- MATERIAL -

━━━━━━━━━━━━━━━━

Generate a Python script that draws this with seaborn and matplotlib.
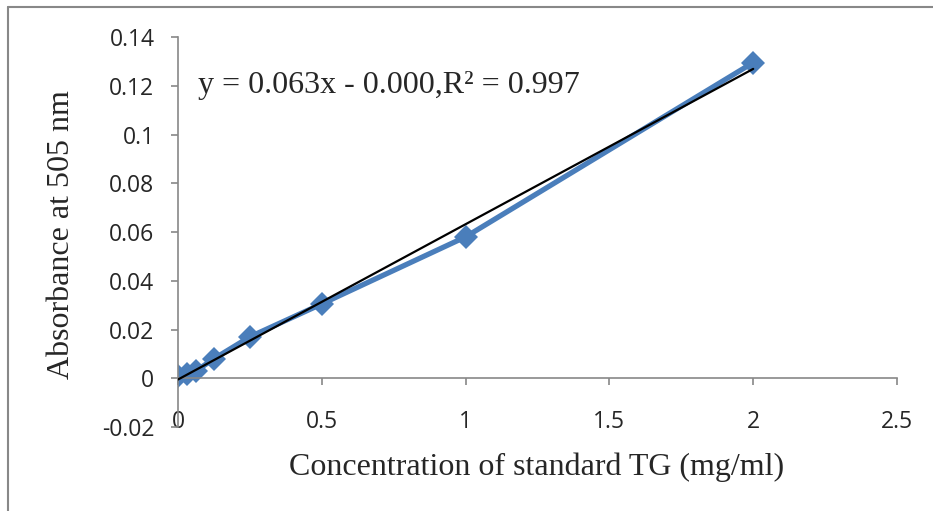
import numpy as np
import pandas as pd
import matplotlib
matplotlib.use("Agg")
import matplotlib.pyplot as plt
import seaborn as sns
from matplotlib.lines import Line2D

# ─── Data ─────────────────────────────────────────────────────────────────────
conc = [0, 0.03125, 0.0625, 0.125, 0.25, 0.5, 1, 2]
absorb = [0.001, 0.0017, 0.003, 0.008, 0.017, 0.0305, 0.058, 0.1295]
x_ticks = [0, 0.5, 1, 1.5, 2, 2.5]
y_ticks = [-0.02, 0, 0.02, 0.04, 0.06, 0.08, 0.1, 0.12, 0.14]
eq_text = "y = 0.063x - 0.000,R² = 0.997"

df = pd.DataFrame({"conc": conc, "abs": absorb})

# ─── Figure ───────────────────────────────────────────────────────────────────
sns.set_style("white")
plt.rcParams["font.family"] = ["Open Sans", "DejaVu Sans"]

fig = plt.figure(figsize=(9.33, 5.11), dpi=100)
ax = fig.add_axes([178 / 933, 1 - 427 / 511, (897 - 178) / 933, (427 - 37) / 511])

sns.lineplot(data=df, x="conc", y="abs", ax=ax, color="#4a7ebb", lw=3.8,
             marker="D", markersize=12, markeredgewidth=0, zorder=2)

# linear trendline
slope, icpt = np.polyfit(conc, absorb, 1)
xx = np.array([0, 2])
ax.plot(xx, slope * xx + icpt, color="black", lw=1.6, zorder=3)

ax.set_xlim(0, 2.5)
ax.set_ylim(-0.02, 0.14)
ax.set_xticks(x_ticks)
ax.set_xticklabels([f"{t:g}" for t in x_ticks])
ax.set_yticks(y_ticks)
ax.set_yticklabels([f"{t:g}" for t in y_ticks])

for s in ["top", "right"]:
    ax.spines[s].set_visible(False)
ax.spines["bottom"].set_position(("data", 0))
for s in ["left", "bottom"]:
    ax.spines[s].set_color("#888888")
    ax.spines[s].set_linewidth(1.2)

ax.tick_params(axis="x", direction="out", length=5, width=1.2, color="#888888",
               pad=18, labelsize=16.5)
ax.tick_params(axis="y", direction="out", length=5, width=1.2, color="#888888",
               pad=12, labelsize=16.5)
ax.tick_params(bottom=True, left=True)

ax.set_xlabel("Concentration of standard TG (mg/ml)", family="Liberation Serif",
              fontsize=23)
ax.set_ylabel("Absorbance at 505 nm", family="Liberation Serif", fontsize=23)
ax.xaxis.set_label_coords((537 - 178) / (897 - 178), -(452 - 427) / (427 - 37))
ax.yaxis.set_label_coords(-(178 - 76) / (897 - 178), (427 - 235) / (427 - 37))

ax.text(0.07, 0.12, eq_text, family="Liberation Serif", fontsize=23,
        va="center", ha="left")

# outer chart border (top and left only visible)
fig.add_artist(Line2D([8 / 933, 1], [1 - 7 / 511] * 2, color="#888888", lw=1.5))
fig.add_artist(Line2D([8 / 933] * 2, [0, 1 - 7 / 511], color="#888888", lw=1.5))

fig.savefig("out.png", dpi=100)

━━━━━━━━━━━━━━━━

- WHAT TO WORK ON -
Write out an exact copy of the listing, first line through the line containing "0.063x - 0.000,R²", with the pictures left out.

- RESPONSE TO THIS EXERCISE -
Generate a Python script that draws this with seaborn and matplotlib.
import numpy as np
import pandas as pd
import matplotlib
matplotlib.use("Agg")
import matplotlib.pyplot as plt
import seaborn as sns
from matplotlib.lines import Line2D

# ─── Data ─────────────────────────────────────────────────────────────────────
conc = [0, 0.03125, 0.0625, 0.125, 0.25, 0.5, 1, 2]
absorb = [0.001, 0.0017, 0.003, 0.008, 0.017, 0.0305, 0.058, 0.1295]
x_ticks = [0, 0.5, 1, 1.5, 2, 2.5]
y_ticks = [-0.02, 0, 0.02, 0.04, 0.06, 0.08, 0.1, 0.12, 0.14]
eq_text = "y = 0.063x - 0.000,R² = 0.997"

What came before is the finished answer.